We rented motor bikes again for a day and headed further south to the massive reclining Buddha. We stopped at various villages along the way

We visited the enormous pagoda on the top of the hill dominating Mawlamyine and watched the sunset from there with a host of local tourists.

The next day we piled aboard a shared ute to visit the amazing Kaw Goon, then Ya-Tha-Byan caves. Thousands of stone buddhas with the most intricate & extensive carved rock faces..

They are ladders scaling the top of the rock to the pagoda.
Used only be the monks

8 - 12 March Mrauk U

We bussed from Mawlamyine to Yangon and merely overnighted before flying to Sittwe en route to the fabulous ancient kingdon of Mrauk U. As soon as we left the plane we noticed the difference in the people. Hassles. We are now in Rohingya country.

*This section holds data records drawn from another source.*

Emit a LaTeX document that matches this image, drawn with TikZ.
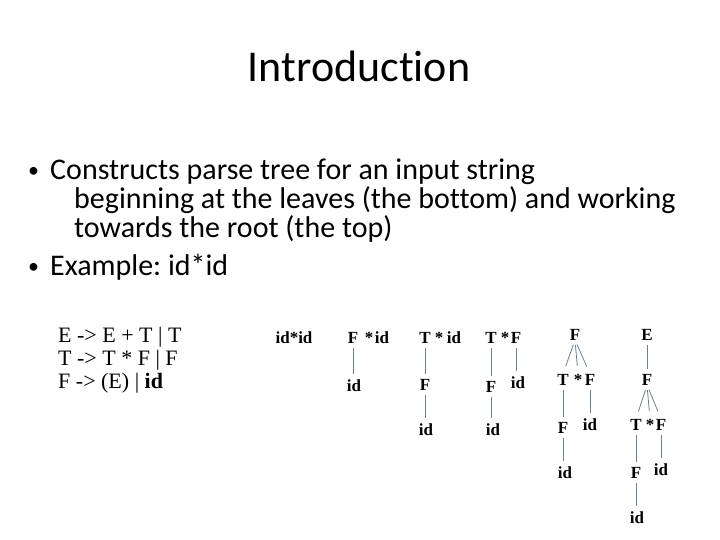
\documentclass[tikz,border=0pt]{standalone}
\usepackage{fontspec}
\setmainfont{Liberation Serif}
\newfontfamily\slidefont[Ligatures=NoCommon]{Carlito}
\usetikzlibrary{positioning}
\definecolor{treeline}{RGB}{110,128,142}
\frenchspacing

\begin{document}
\begin{tikzpicture}[
  x=1pt,y=-1pt,
  sym/.style={anchor=base,inner sep=0pt,outer sep=0pt,font=\bfseries\fontsize{17}{19}\selectfont},
  edge/.style={draw=treeline,line width=0.8pt,shorten <=5pt,shorten >=5pt},
  branch/.style={edge,shorten >=8pt},
  bullet/.style={anchor=base west,inner sep=0pt,font=\slidefont\fontsize{30}{33}\selectfont},
  rule/.style={anchor=base west,inner sep=0pt,font=\fontsize{22}{23}\selectfont}
]
\useasboundingbox (0,0) rectangle (720,540);
% title and bullets
\node[anchor=base,inner sep=0pt,font=\slidefont\fontsize{44}{48}\selectfont] (title) at (359,82) {Introduction};
\node[bullet,font=\slidefont\fontsize{22}{24}\selectfont] (b1) at (28,178) {\textbullet};
\node[bullet] (t1) at (50,180) {Constructs parse tree for an input string};
\node[bullet] (t2) at (74,208) {beginning at the leaves (the bottom) and working};
\node[bullet] (t3) at (74,237) {towards the root (the top)};
\node[bullet,font=\slidefont\fontsize{22}{24}\selectfont] (b2) at (28,273) {\textbullet};
\node[bullet] (t4) at (50,275) {Example: id*id};
% grammar
\node[rule] (g1) at (58,342) {E -\textgreater{} E + T | T};
\node[rule] (g2) at (58,365) {T -\textgreater{} T * F | F};
\node[rule] (g3) at (58,388) {F -\textgreater{} (E) | \textbf{id}};
% step 1
\node[sym] (s1) at (294,343) {id*id};
% step 2
\node[sym] (f2) at (353,343) {F};
\node[sym] (m2) at (369,343) {*};
\node[sym] (i2) at (382,343) {id};
\node[sym] (l2) at (354,391) {id};
\draw[edge] (f2.south) -- (f2.south |- l2.north);
% step 3
\node[sym] (t3a) at (425,343) {T};
\node[sym] (m3) at (439,343) {*};
\node[sym] (i3) at (454,343) {id};
\node[sym] (f3) at (425,390) {F};
\node[sym] (l3) at (426,435) {id};
\draw[edge] (t3a.south) -- (t3a.south |- f3.north);
\draw[edge] (f3.south) -- (f3.south |- l3.north);
% step 4
\node[sym] (t4a) at (491,343) {T};
\node[sym] (m4) at (505,343) {*};
\node[sym] (f4a) at (516,343) {F};
\node[sym] (f4b) at (491,392) {F};
\node[sym] (i4) at (518,388) {id};
\node[sym] (l4) at (493,435) {id};
\draw[edge] (t4a.south) -- (t4a.south |- f4b.north);
\draw[edge] (f4a.south) -- (f4a.south |- i4.north);
\draw[edge] (f4b.south) -- (f4b.south |- l4.north);
% step 5
\node[sym] (r5) at (575,340) {F};
\node[sym] (t5) at (563,385) {T};
\node[sym] (m5) at (578,385) {*};
\node[sym] (f5a) at (590,385) {F};
\node[sym] (f5b) at (563,433) {F};
\node[sym] (i5) at (590,430) {id};
\node[sym] (l5) at (565,478) {id};
\draw[branch] (r5.south) -- (t5.north);
\draw[branch] (r5.south) -- (m5.north);
\draw[branch] (r5.south) -- (f5a.north);
\draw[edge] (t5.south) -- (t5.south |- f5b.north);
\draw[edge] (f5a.south) -- (f5a.south |- i5.north);
\draw[edge] (f5b.south) -- (f5b.south |- l5.north);
% step 6
\node[sym] (e6) at (647,340) {E};
\node[sym] (r6) at (647,385) {F};
\node[sym] (t6) at (636,430) {T};
\node[sym] (m6) at (650,430) {*};
\node[sym] (f6a) at (661,430) {F};
\node[sym] (f6b) at (636,478) {F};
\node[sym] (i6) at (661,475) {id};
\node[sym] (l6) at (637,523) {id};
\draw[edge] (e6.south) -- (e6.south |- r6.north);
\draw[branch] (r6.south) -- (t6.north);
\draw[branch] (r6.south) -- (m6.north);
\draw[branch] (r6.south) -- (f6a.north);
\draw[edge] (t6.south) -- (t6.south |- f6b.north);
\draw[edge] (f6a.south) -- (f6a.south |- i6.north);
\draw[edge] (f6b.south) -- (f6b.south |- l6.north);
\end{tikzpicture}
\end{document}
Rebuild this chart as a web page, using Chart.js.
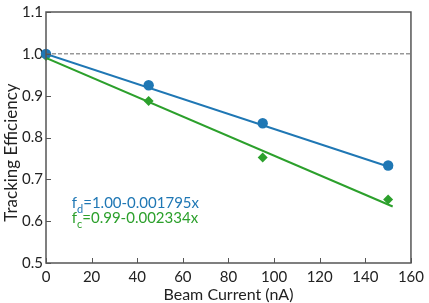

Before leaving the airport we, along with other travellers on the plane, negotiated a boat trip up the river to the ancient site for the next day. We were told it was a fast boat taking 4 hours so arriving well before sunset.Interesting boat trip the next day but endless - it was a slow boat which took about 16 hours meaning we arrived way after sunset.

This opened us up to scam number 2. We were told on arrival at the jetty by all the taxi drivers that our pre-booked guesthouse was overbooked so had no vacancies for any of the passengers. Instead we were taken to a much more expensive place. Next day we found out the lie & moved to our much nicer & cheaper guesthouse. Not a good start & so unexpected in Myanmar.

Negotiating the boat trip at the airport Sittwe. Not many cars Dodgy gangplank. Our boat is the 3rd over The 'lounge' on our boat

Once we'd forgiven the locals for their deception, Mrauk U charmed us. It is a pretty version of Bagan though the temples & pagodas are neither as grand nor prolific. Virtually no tourists.

There is so much to see here - pretty hot though.

After 2 marvelllous days imitating Indiana Jones we took a boat further up river in Chin State to a tiny village famous for its ladies. They tattoo their faces at puberty to improve their marital attractiveness.

13 - 15 March Return to Sydney

We overnighted once again in unfriendly Sittwe before a long series of connecting flights home: Sittwe-Yangon-Bangkok-Phuket-Sydney.